* [Data segment]

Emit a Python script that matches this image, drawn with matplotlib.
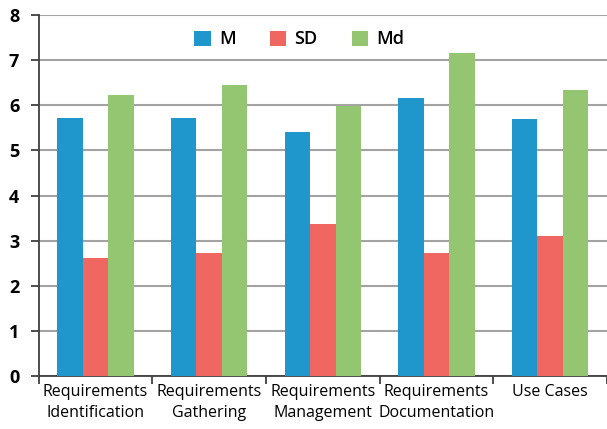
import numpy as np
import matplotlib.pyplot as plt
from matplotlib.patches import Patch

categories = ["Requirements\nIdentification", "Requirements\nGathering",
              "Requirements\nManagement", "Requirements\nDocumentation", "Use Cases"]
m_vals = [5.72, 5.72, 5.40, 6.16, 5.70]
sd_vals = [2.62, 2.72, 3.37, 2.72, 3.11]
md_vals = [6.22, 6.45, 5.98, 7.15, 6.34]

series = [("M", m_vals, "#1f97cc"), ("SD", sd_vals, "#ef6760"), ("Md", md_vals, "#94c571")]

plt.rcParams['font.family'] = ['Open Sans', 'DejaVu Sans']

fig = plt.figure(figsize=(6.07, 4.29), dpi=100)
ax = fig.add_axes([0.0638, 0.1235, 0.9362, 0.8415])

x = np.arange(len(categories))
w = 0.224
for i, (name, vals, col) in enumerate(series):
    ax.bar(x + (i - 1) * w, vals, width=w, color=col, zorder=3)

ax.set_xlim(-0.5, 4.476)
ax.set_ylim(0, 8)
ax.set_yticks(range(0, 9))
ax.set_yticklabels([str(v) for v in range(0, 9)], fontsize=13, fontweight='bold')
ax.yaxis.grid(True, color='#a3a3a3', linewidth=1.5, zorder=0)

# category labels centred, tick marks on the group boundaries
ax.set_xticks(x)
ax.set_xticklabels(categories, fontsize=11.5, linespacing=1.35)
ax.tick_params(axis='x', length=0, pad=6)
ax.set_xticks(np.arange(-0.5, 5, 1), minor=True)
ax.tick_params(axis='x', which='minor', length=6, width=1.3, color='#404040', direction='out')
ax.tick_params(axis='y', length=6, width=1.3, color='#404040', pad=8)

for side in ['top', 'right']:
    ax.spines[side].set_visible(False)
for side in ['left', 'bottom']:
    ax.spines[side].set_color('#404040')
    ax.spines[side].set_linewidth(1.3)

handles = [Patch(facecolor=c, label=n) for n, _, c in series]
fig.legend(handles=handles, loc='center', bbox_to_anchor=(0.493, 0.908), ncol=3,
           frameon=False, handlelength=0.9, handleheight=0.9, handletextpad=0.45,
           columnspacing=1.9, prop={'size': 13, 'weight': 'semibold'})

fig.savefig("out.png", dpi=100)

* [Request] Write down every line of the data above that includes the string "matplotlib".

* [Answer below]
Emit a Python script that matches this image, drawn with matplotlib.
import matplotlib.pyplot as plt
from matplotlib.patches import Patch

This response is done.